▶ [GIVEN EXERCISE]: Look through the data below. Show each line where the string "this" occurs.

Stored data:
◆ ◆ ◆ ◆ ◆ ◆ ◆

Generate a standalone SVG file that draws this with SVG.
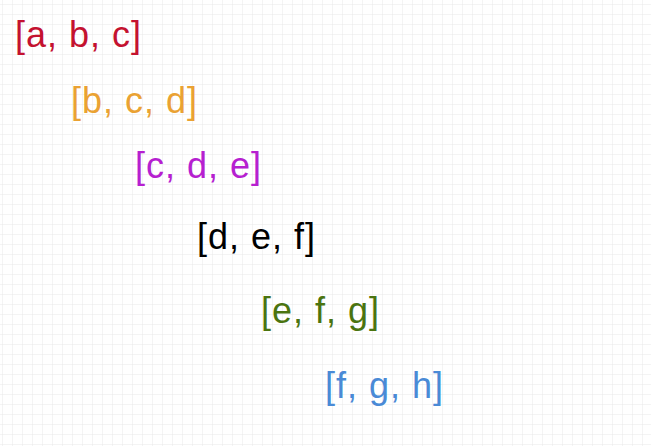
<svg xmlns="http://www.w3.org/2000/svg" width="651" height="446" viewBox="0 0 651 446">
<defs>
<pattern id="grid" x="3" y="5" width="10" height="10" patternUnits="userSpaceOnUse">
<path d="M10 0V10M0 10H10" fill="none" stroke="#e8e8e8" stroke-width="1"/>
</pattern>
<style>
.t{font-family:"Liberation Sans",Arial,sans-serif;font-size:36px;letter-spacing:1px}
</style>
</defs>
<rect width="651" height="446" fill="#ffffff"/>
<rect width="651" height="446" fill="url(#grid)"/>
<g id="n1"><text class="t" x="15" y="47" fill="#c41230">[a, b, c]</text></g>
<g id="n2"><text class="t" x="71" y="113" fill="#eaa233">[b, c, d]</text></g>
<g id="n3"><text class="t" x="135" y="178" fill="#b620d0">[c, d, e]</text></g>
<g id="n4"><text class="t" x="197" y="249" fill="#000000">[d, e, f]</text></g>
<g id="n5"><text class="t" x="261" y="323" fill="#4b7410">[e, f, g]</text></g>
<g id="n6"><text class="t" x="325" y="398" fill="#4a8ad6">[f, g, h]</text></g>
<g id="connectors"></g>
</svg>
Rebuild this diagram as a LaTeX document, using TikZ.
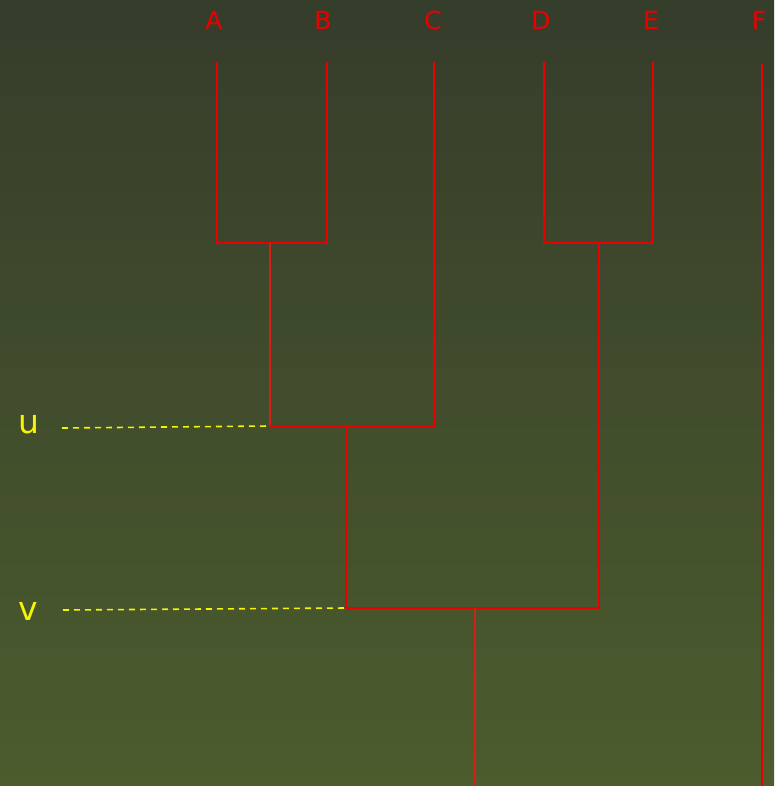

◆ ◆ ◆ ◆ ◆ ◆ ◆

▶ [FINAL RESULT]:
Generate a standalone SVG file that draws this with SVG.
Rebuild this diagram as a LaTeX document, using TikZ.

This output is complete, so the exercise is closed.